The discovery occurred at a security checkpoint at Richmond International Airport in Virginia. As a male traveler from Williamsburg went through the checkpoint, he submitted a carry-on bag to be inspected via an X-ray machine. The X-ray revealed the outline of a knife. TSA officers conducted a manual search of the man’s bag, found nothing, and re-ran the bag through the X-ray machine. The second scan appeared to show the knife inside a laptop, resulting in a second manual search. This time, the officers pried the laptop open to expose its insides.
The laptop’s inner workings indeed contained a double-edged knife. Based on photos shared by the TSA, the weapon appears to have been adhered to the inside of the laptop’s bottom casing. When closed, the knife would have hugged the machine’s G-Style battery.
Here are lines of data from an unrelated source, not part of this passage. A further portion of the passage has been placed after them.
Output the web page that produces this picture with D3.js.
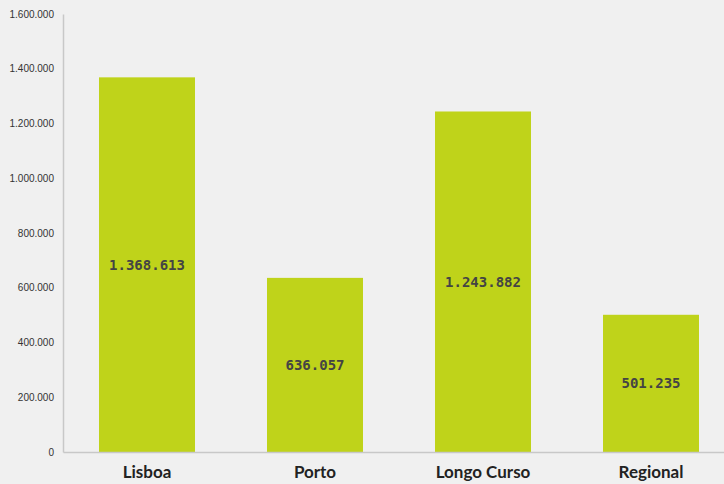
<!DOCTYPE html>
<html>
<head>
<meta charset="utf-8">
<script src="https://cdn.jsdelivr.net/npm/d3@7"></script>
<style>
  html, body { margin: 0; padding: 0; background: #f0f0f0; }
  svg { display: block; }
</style>
</head>
<body>
<svg id="chart" width="724" height="484"></svg>
<script>
// Passenger totals by service
const categories = ["Lisboa", "Porto", "Longo Curso", "Regional"];
const values = [1368613, 636057, 1243882, 501235];
const tickValues = [0, 200000, 400000, 600000, 800000, 1000000, 1200000, 1400000, 1600000];

const W = 724, H = 484;
const margin = { left: 63, top: 14, bottom: 32 };
const svg = d3.select("#chart");

svg.append("rect").attr("width", W).attr("height", H).attr("fill", "#f0f0f0");

// Portuguese number format: dot thousands separator
const pt = d3.formatLocale({ decimal: ",", thousands: ".", grouping: [3], currency: ["€", ""] });
const fmt = pt.format(",d");

const x = d3.scaleBand()
  .domain(categories)
  .range([margin.left, margin.left + 168 * categories.length])
  .paddingInner(0.4286)
  .paddingOuter(0.2143);

const y = d3.scaleLinear()
  .domain([0, 1600000])
  .range([H - margin.bottom, margin.top]);

// Bars
svg.append("g").selectAll("rect")
  .data(values)
  .join("rect")
  .attr("x", (d, i) => x(categories[i]))
  .attr("y", d => y(d))
  .attr("width", x.bandwidth())
  .attr("height", d => y(0) - y(d))
  .attr("fill", "#bfd31a");

// Value labels centred in each bar
svg.append("g").selectAll("text")
  .data(values)
  .join("text")
  .attr("x", (d, i) => x(categories[i]) + x.bandwidth() / 2)
  .attr("y", d => (y(d) + y(0)) / 2)
  .attr("dy", "0.36em")
  .attr("text-anchor", "middle")
  .attr("font-family", "'DejaVu Sans Mono', monospace")
  .attr("font-weight", "bold")
  .attr("font-size", 14)
  .attr("fill", "#444")
  .text(d => fmt(d));

// Y axis
const yAxis = svg.append("g")
  .attr("transform", `translate(${margin.left},0)`)
  .call(d3.axisLeft(y).tickValues(tickValues).tickSize(0).tickPadding(9).tickFormat(fmt));
yAxis.select(".domain").attr("stroke", "#c8c8c8").attr("stroke-width", 1.5);
yAxis.selectAll("text")
  .attr("font-family", "'Liberation Sans', Arial, sans-serif")
  .attr("font-size", 10)
  .attr("fill", "#333");

// X axis baseline and category labels
const xAxis = svg.append("g")
  .attr("transform", `translate(0,${y(0)})`)
  .call(d3.axisBottom(x).tickSize(0).tickPadding(14));
xAxis.select(".domain").attr("stroke", "#c8c8c8").attr("stroke-width", 1.5);
xAxis.selectAll("text")
  .attr("font-family", "Lato, 'Open Sans', sans-serif")
  .attr("font-weight", "bold")
  .attr("font-size", 17)
  .attr("fill", "#222");
</script>
</body>
</html>
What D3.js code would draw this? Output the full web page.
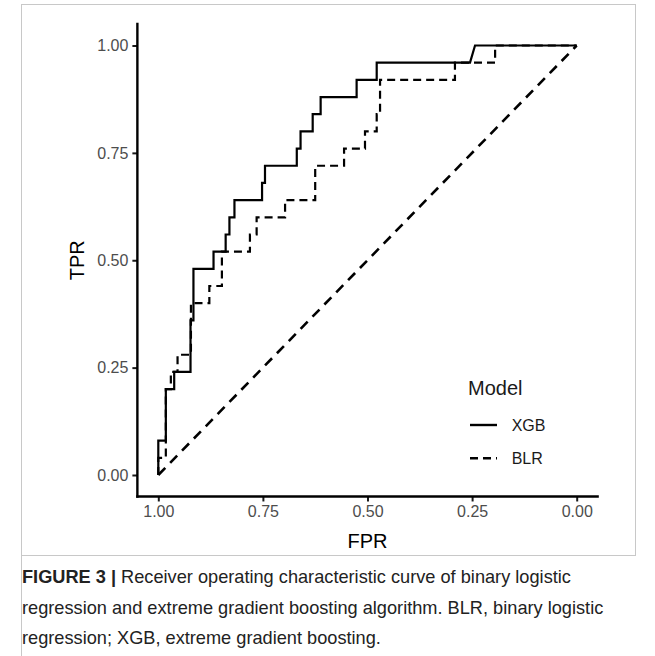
<!DOCTYPE html>
<html>
<head>
<meta charset="utf-8">
<script src="https://cdn.jsdelivr.net/npm/d3@7"></script>
<style>
  body { margin: 0; background: #fff; }
  svg { display: block; font-family: "Liberation Sans", Arial, sans-serif; }
</style>
</head>
<body>
<script>
// ROC points (x axis is reversed, 1.00 on the left)
const xgbFpr = [1.00, 1.00, 0.982, 0.982, 0.962, 0.962, 0.923, 0.923, 0.916, 0.916,
    0.868, 0.868, 0.839, 0.839, 0.830, 0.830, 0.818, 0.818, 0.752, 0.752,
    0.745, 0.745, 0.669, 0.669, 0.660, 0.660, 0.631, 0.631, 0.612, 0.612,
    0.526, 0.526, 0.478, 0.478, 0.255, 0.243, 0.00]
const xgbTpr = [0, 0.08, 0.08, 0.20, 0.20, 0.24, 0.24, 0.36, 0.36, 0.48,
    0.48, 0.52, 0.52, 0.56, 0.56, 0.60, 0.60, 0.64, 0.64, 0.68,
    0.68, 0.72, 0.72, 0.76, 0.76, 0.80, 0.80, 0.84, 0.84, 0.88,
    0.88, 0.92, 0.92, 0.96, 0.96, 1.00, 1.00]

const blrFpr = [1.00, 1.00, 0.982, 0.982, 0.970, 0.970, 0.954, 0.954, 0.922, 0.922,
    0.878, 0.878, 0.848, 0.848, 0.781, 0.781, 0.765, 0.765, 0.697, 0.697,
    0.625, 0.625, 0.556, 0.556, 0.506, 0.506, 0.478, 0.478, 0.470, 0.470,
    0.291, 0.291, 0.195, 0.195, 0.00]
const blrTpr = [0, 0.04, 0.04, 0.20, 0.20, 0.24, 0.24, 0.28, 0.28, 0.40,
    0.40, 0.44, 0.44, 0.52, 0.52, 0.56, 0.56, 0.60, 0.60, 0.64,
    0.64, 0.72, 0.72, 0.76, 0.76, 0.80, 0.80, 0.84, 0.84, 0.92,
    0.92, 0.96, 0.96, 1.00, 1.00]

// reference diagonal
const chanceFpr = [1, 0]
const chanceTpr = [0, 1]

const xTicks = [1.00, 0.75, 0.50, 0.25, 0.00]
const yTicks = [0.00, 0.25, 0.50, 0.75, 1.00]

const models = ['XGB', 'BLR']

const captionLines = [
    ['FIGURE 3 | ', 'Receiver operating characteristic curve of binary logistic'],
    ['', 'regression and extreme gradient boosting algorithm. BLR, binary logistic'],
    ['', 'regression; XGB, extreme gradient boosting.']
]

const m = {
    width: 655,
    height: 656
}

const svg = d3.select('body').append('svg')
    .attr('width', m.width)
    .attr('height', m.height)

// figure frame
svg.append('rect')
    .attr('x', 21.5).attr('y', 4.5)
    .attr('width', 614).attr('height', 551)
    .attr('fill', 'none')
    .attr('stroke', '#c8c8c8')
    .attr('stroke-width', 1)
svg.append('line')
    .attr('x1', 21.5).attr('x2', 21.5)
    .attr('y1', 555).attr('y2', 656)
    .attr('stroke', '#c8c8c8')

const x = d3.scaleLinear().domain([1, 0]).range([158.3, 576.7])
const y = d3.scaleLinear().domain([0, 1]).range([475, 45.5])

const g = svg.append('g')

// axes
const xAxis = g.append('g')
    .attr('transform', 'translate(0,' + y(-0.05) + ')')
    .call(d3.axisBottom(x).tickValues(xTicks).tickFormat(d3.format('.2f')).tickSize(5).tickPadding(4))
const yAxis = g.append('g')
    .attr('transform', 'translate(' + x(1.05) + ',0)')
    .call(d3.axisLeft(y).tickValues(yTicks).tickFormat(d3.format('.2f')).tickSize(5).tickPadding(4))

g.selectAll('.domain').remove()
g.selectAll('.tick line').attr('stroke', '#1a1a1a').attr('stroke-width', 2)
g.selectAll('.tick text')
    .attr('fill', '#4d4d4d')
    .style('font-size', '16px')
    .style('font-family', '"Liberation Sans", Arial, sans-serif')

g.append('line')
    .attr('x1', x(1.05)).attr('x2', x(-0.05))
    .attr('y1', y(-0.05)).attr('y2', y(-0.05))
    .attr('stroke', 'black').attr('stroke-width', 2.4).attr('stroke-linecap', 'square')
g.append('line')
    .attr('x1', x(1.05)).attr('x2', x(1.05))
    .attr('y1', y(-0.05)).attr('y2', y(1.05))
    .attr('stroke', 'black').attr('stroke-width', 2.4).attr('stroke-linecap', 'square')

// axis titles
g.append('text')
    .attr('x', (x(1) + x(0)) / 2)
    .attr('y', 548)
    .attr('text-anchor', 'middle')
    .style('font-size', '20px')
    .text('FPR')
g.append('text')
    .attr('transform', 'translate(84,' + ((y(0) + y(1)) / 2) + ') rotate(-90)')
    .attr('text-anchor', 'middle')
    .style('font-size', '20px')
    .text('TPR')

const line = d3.line()
    .x(function (d) { return x(d[0]) })
    .y(function (d) { return y(d[1]) })

g.append('path')
    .datum(d3.zip(chanceFpr, chanceTpr))
    .attr('d', line)
    .attr('fill', 'none')
    .attr('stroke', 'black')
    .attr('stroke-width', 2.6)
    .attr('stroke-dasharray', '10,7')

g.append('path')
    .datum(d3.zip(blrFpr, blrTpr))
    .attr('d', line)
    .attr('fill', 'none')
    .attr('stroke', 'black')
    .attr('stroke-width', 2.2)
    .attr('stroke-dasharray', '8,5')

g.append('path')
    .datum(d3.zip(xgbFpr, xgbTpr))
    .attr('d', line)
    .attr('fill', 'none')
    .attr('stroke', 'black')
    .attr('stroke-width', 2.2)

// legend
const legend = g.append('g').attr('transform', 'translate(468,0)')
legend.append('text')
    .attr('x', 0).attr('y', 395)
    .style('font-size', '20px')
    .attr('fill', '#1a1a1a')
    .text('Model')

const keys = legend.selectAll('.key')
    .data(models)
    .enter()
    .append('g')
    .attr('transform', function (d, i) { return 'translate(0,' + (425 + i * 33.3) + ')' })
keys.append('line')
    .attr('x1', 2).attr('x2', 29)
    .attr('stroke', 'black')
    .attr('stroke-width', 2.4)
    .attr('stroke-dasharray', function (d) { return d == 'BLR' ? '8,5' : null })
keys.append('text')
    .attr('x', 43.7)
    .attr('dy', '0.35em')
    .style('font-size', '16px')
    .attr('fill', '#1a1a1a')
    .text(function (d) { return d })

// caption
const cap = svg.selectAll('.caption')
    .data(captionLines)
    .enter()
    .append('text')
    .attr('x', 22)
    .attr('y', function (d, i) { return 583 + i * 30.5 })
    .style('font-size', '18.2px')
    .attr('fill', '#222')
cap.append('tspan')
    .style('font-weight', 'bold')
    .text(function (d) { return d[0] })
cap.append('tspan')
    .text(function (d) { return d[1] })
</script>
</body>
</html>
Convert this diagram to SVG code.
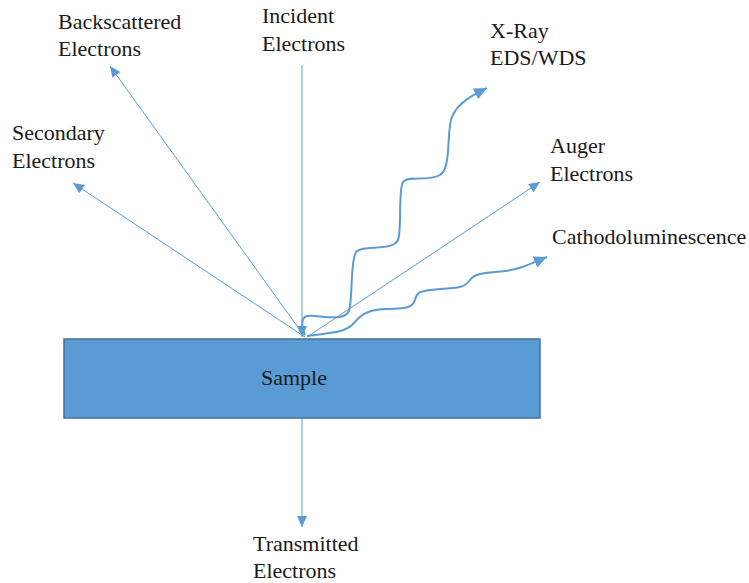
<svg xmlns="http://www.w3.org/2000/svg" width="749" height="583" viewBox="0 0 749 583">
<style>
.lbl{font-family:"Liberation Serif","DejaVu Serif",serif;font-size:22px;fill:#1a1a1a}
.thin{stroke:#5B9BD5;stroke-width:1;fill:none}
.wave{stroke:#5B9BD5;stroke-width:2;fill:none}
</style>
<defs>
<marker id="ah" markerUnits="userSpaceOnUse" markerWidth="12" markerHeight="10" refX="11" refY="5" orient="auto">
<path d="M0,0 L11,5 L0,10 Z" fill="#5B9BD5"/>
</marker>
<marker id="ahw" markerUnits="userSpaceOnUse" markerWidth="14" markerHeight="12" refX="13" refY="6" orient="auto">
<path d="M0,0 L13,6 L0,12 Z" fill="#5B9BD5"/>
</marker>
</defs>
<g id="sample">
<rect x="64" y="339" width="476" height="79" fill="#5B9BD5" stroke="#41719C" stroke-width="1.5"/>
<text class="lbl" x="261" y="385">Sample</text>
</g>
<g id="connectors">
<line class="thin" x1="302" y1="65" x2="302" y2="337" marker-end="url(#ah)"/>
<line class="thin" x1="305" y1="337" x2="110" y2="66" marker-end="url(#ah)"/>
<line class="thin" x1="305" y1="337" x2="73" y2="183" marker-end="url(#ah)"/>
<line class="thin" x1="307" y1="337" x2="540" y2="182" marker-end="url(#ah)"/>
<line class="thin" x1="302" y1="418" x2="302" y2="527" marker-end="url(#ah)"/>
<path class="wave" d="M305,335 C302,328 300,318 307,316 C316,314 344,323 349,311 C353,298 350,262 356,252 C362,244 392,252 398,240 C402,230 398,190 403,182 C408,175 428,182 440,175 C452,168 446,130 452,117 C458,102 475,94 487,88" marker-end="url(#ahw)"/>
<path class="wave" d="M307,336 C330,333 345,332 352,325 C360,316 365,310 385,309 C400,308 412,310 415,300 C417,292 418,291 440,289 C460,288 465,287 470,280 C476,272 490,273 505,271 C520,269 530,264 547,257" marker-end="url(#ahw)"/>
</g>
<g id="incident"><text class="lbl" x="262" y="23">Incident</text><text class="lbl" x="262" y="51">Electrons</text></g>
<g id="backscattered"><text class="lbl" x="58" y="29">Backscattered</text><text class="lbl" x="58" y="56">Electrons</text></g>
<g id="secondary"><text class="lbl" x="12" y="140">Secondary</text><text class="lbl" x="12" y="168">Electrons</text></g>
<g id="xray"><text class="lbl" x="490" y="38">X-Ray</text><text class="lbl" x="490" y="65">EDS/WDS</text></g>
<g id="auger"><text class="lbl" x="550" y="153">Auger</text><text class="lbl" x="550" y="181">Electrons</text></g>
<g id="cathodo"><text class="lbl" x="552" y="244">Cathodoluminescence</text></g>
<g id="transmitted"><text class="lbl" x="253" y="551">Transmitted</text><text class="lbl" x="253" y="578">Electrons</text></g>
</svg>
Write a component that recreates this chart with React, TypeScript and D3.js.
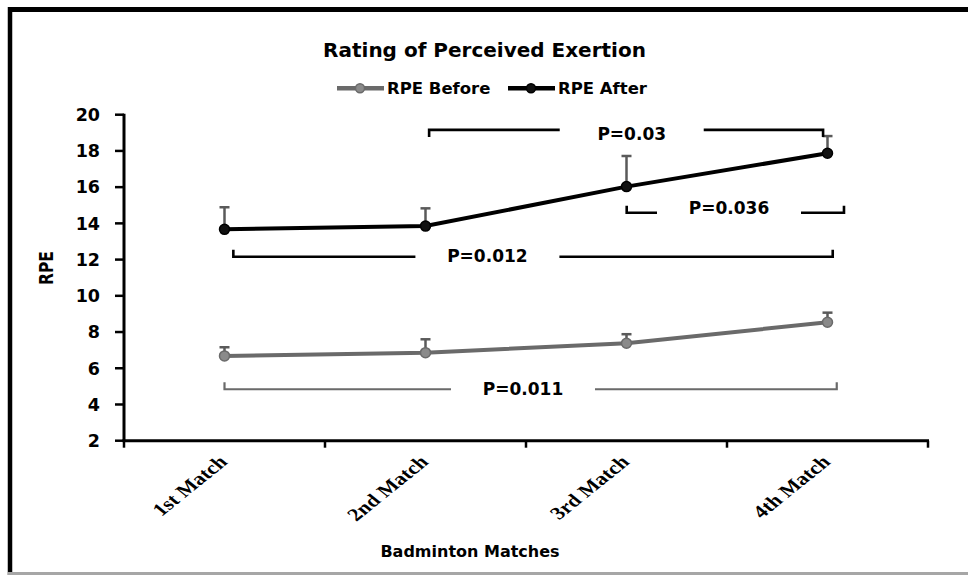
import React from "react";
import * as d3 from "d3";

const matches = ["1st Match", "2nd Match", "3rd Match", "4th Match"];
const rpeBefore = [6.68, 6.86, 7.38, 8.54];
const rpeBeforeSd = [0.48, 0.74, 0.5, 0.53];
const rpeAfter = [13.67, 13.85, 16.03, 17.87];
const rpeAfterSd = [1.22, 0.98, 1.69, 0.95];
const yTicks = [2, 4, 6, 8, 10, 12, 14, 16, 18, 20];

// significance brackets, in match-index units (0 = 1st match) and RPE units
const bracketLabels = ["P=0.03", "P=0.036", "P=0.012", "P=0.011"];
const bracketFrom = [1.018, 2.001, 0.044, 0.0];
const bracketTo = [2.978, 3.082, 3.026, 3.046];
const bracketLevel = [19.16, 14.59, 12.16, 4.84];
const bracketLabelAt = [2.026, 2.51, 1.308, 1.485];
const bracketLabelLevel = [18.93, 14.83, 12.23, 4.84];
const bracketTickDir = [1, -1, -1, -1]; // 1 = ticks point down
const bracketSeries = ["after", "after", "after", "before"];

const W = 968;
const H = 575;
const sans = "'DejaVu Sans', Verdana, sans-serif";

export default function App() {
  const x = d3.scaleLinear().domain([-0.5, 3.5]).range([124, 928]);
  const y = d3.scaleLinear().domain([2, 20]).range([440.7, 114.7]);

  const line = d3
    .line<number>()
    .x((_, i) => x(i))
    .y((d) => y(d));

  const grey = "#6a6a6a";
  const errCol = "#5a5a5a";

  const series = [
    { key: "before", name: "RPE Before", vals: rpeBefore, sd: rpeBeforeSd, color: grey, fill: "#8a8a8a" },
    { key: "after", name: "RPE After", vals: rpeAfter, sd: rpeAfterSd, color: "#000", fill: "#111" },
  ];

  const boundaries = d3.range(0, matches.length + 1).map((i) => i - 0.5);

  return (
    <svg
      width={W}
      height={H}
      style={{ position: "absolute", left: 0, top: 0, display: "block", background: "#fff" }}
    >
      {/* frame */}
      <line x1={10} y1={9.5} x2={W} y2={9.5} stroke="#000" strokeWidth={5} />
      <line x1={10} y1={7} x2={10} y2={H} stroke="#000" strokeWidth={4.5} />
      <line x1={8} y1={573.5} x2={W} y2={573.5} stroke="#a6a6a6" strokeWidth={3} />

      <text x={484.5} y={57} textAnchor="middle" fontFamily={sans} fontWeight="bold" fontSize={20}>
        Rating of Perceived Exertion
      </text>

      {/* legend */}
      {series.map((s, k) => {
        const lx = k === 0 ? 337 : 508;
        return (
          <g key={s.key}>
            <line x1={lx} x2={lx + 47} y1={88.3} y2={88.3} stroke={s.color} strokeWidth={4.5} />
            <circle cx={lx + 23} cy={88.3} r={4.5} fill={s.fill} stroke={s.color} strokeWidth={1.5} />
            <text x={lx + 50} y={94.3} fontFamily={sans} fontWeight="bold" fontSize={16.5}>
              {s.name}
            </text>
          </g>
        );
      })}

      {/* y axis */}
      <line x1={124} x2={124} y1={y(20) - 1} y2={y(2)} stroke="#000" strokeWidth={3} />
      {yTicks.map((t) => (
        <g key={t}>
          <line x1={115} x2={124} y1={y(t)} y2={y(t)} stroke="#000" strokeWidth={2.5} />
          <text
            x={100}
            y={y(t)}
            dy="0.36em"
            textAnchor="end"
            fontFamily={sans}
            fontWeight="bold"
            fontSize={17.5}
          >
            {t}
          </text>
        </g>
      ))}
      <text
        transform={`translate(46,268) scale(1.2,1) rotate(-90)`}
        textAnchor="middle"
        dy="0.36em"
        fontFamily={sans}
        fontWeight="bold"
        fontSize={15.5}
      >
        RPE
      </text>

      {/* x axis */}
      <line x1={122.5} x2={929} y1={y(2)} y2={y(2)} stroke="#000" strokeWidth={3} />
      {boundaries.map((b) => (
        <line key={b} x1={x(b)} x2={x(b)} y1={y(2)} y2={y(2) + 7} stroke="#000" strokeWidth={2.5} />
      ))}
      {matches.map((m, i) => (
        <text
          key={m}
          transform={`translate(${x(i) + 4},463) scale(1.24,1) rotate(-45)`}
          textAnchor="end"
          fontFamily="'Liberation Serif', 'Times New Roman', serif"
          fontWeight="bold"
          fontSize={18}
        >
          {m}
        </text>
      ))}
      <text x={470} y={557} textAnchor="middle" fontFamily={sans} fontWeight="bold" fontSize={16}>
        Badminton Matches
      </text>

      {/* error bars */}
      {series.map((s) =>
        s.vals.map((v, i) => (
          <g key={s.key + i} stroke={errCol} strokeWidth={2.5}>
            <line x1={x(i)} x2={x(i)} y1={y(v)} y2={y(v + s.sd[i])} />
            <line x1={x(i) - 5} x2={x(i) + 5} y1={y(v + s.sd[i])} y2={y(v + s.sd[i])} />
          </g>
        ))
      )}

      {/* lines and markers */}
      {series.map((s) => (
        <g key={s.key}>
          <path d={line(s.vals) || ""} fill="none" stroke={s.color} strokeWidth={4} />
          {s.vals.map((v, i) => (
            <circle key={i} cx={x(i)} cy={y(v)} r={5} fill={s.fill} stroke={s.color} strokeWidth={1.5} />
          ))}
        </g>
      ))}

      {/* significance brackets */}
      {bracketLabels.map((lab, k) => {
        const col = bracketSeries[k] === "before" ? grey : "#000";
        const x1 = x(bracketFrom[k]);
        const x2 = x(bracketTo[k]);
        const yy = y(bracketLevel[k]);
        const cx = x(bracketLabelAt[k]);
        const gap = 72;
        const tick = 7 * bracketTickDir[k];
        const sw = bracketSeries[k] === "before" ? 2.2 : 2.6;
        return (
          <g key={lab}>
            <path
              d={`M${x1},${yy + tick}V${yy}H${cx - gap}`}
              fill="none"
              stroke={col}
              strokeWidth={sw}
            />
            <path
              d={`M${cx + gap},${yy}H${x2}V${yy + tick}`}
              fill="none"
              stroke={col}
              strokeWidth={sw}
            />
            <text
              x={cx}
              y={y(bracketLabelLevel[k])}
              dy="0.36em"
              textAnchor="middle"
              fontFamily={sans}
              fontWeight="bold"
              fontSize={17}
            >
              {lab}
            </text>
          </g>
        );
      })}
    </svg>
  );
}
It’s unknown whether the laptop was operable with the knife present.
According to the TSA, the laptop’s owner initially said he wasn’t aware a knife was present; after the machine was pried open, the owner admitted the knife was actually his. Information isn’t currently public about what motivated the owner to hide the knife in his laptop, and it might never be—based on the TSA’s Twitter page, travelers regularly hide weapons in their luggage (and in other strange belongings), but the context surrounding each attempted sneak is rarely given.
Regardless of the laptop owner’s intent, he’ll almost definitely face hefty fees for his foiled smuggling. Under the TSA’s “ordinary artful concealment” policy, sharp objects result in a fine of $530 to $2,250. “Extraordinary artful concealment” (like in the case of a carefully hollowed-out book) results in a $5,320 to $10,700 fine. Though it’s unlikely that the TSA will consider the laptop owner’s early lie to be false information, that could technically rack up another $1,490 to $4,480 in fines, too.
As for now, it appears the laptop owner won’t be facing jail time. He might, however, never speed through a busy security checkpoint again: Travelers caught traveling with weapons lose their ability to participate in the TSA PreCheck program for good.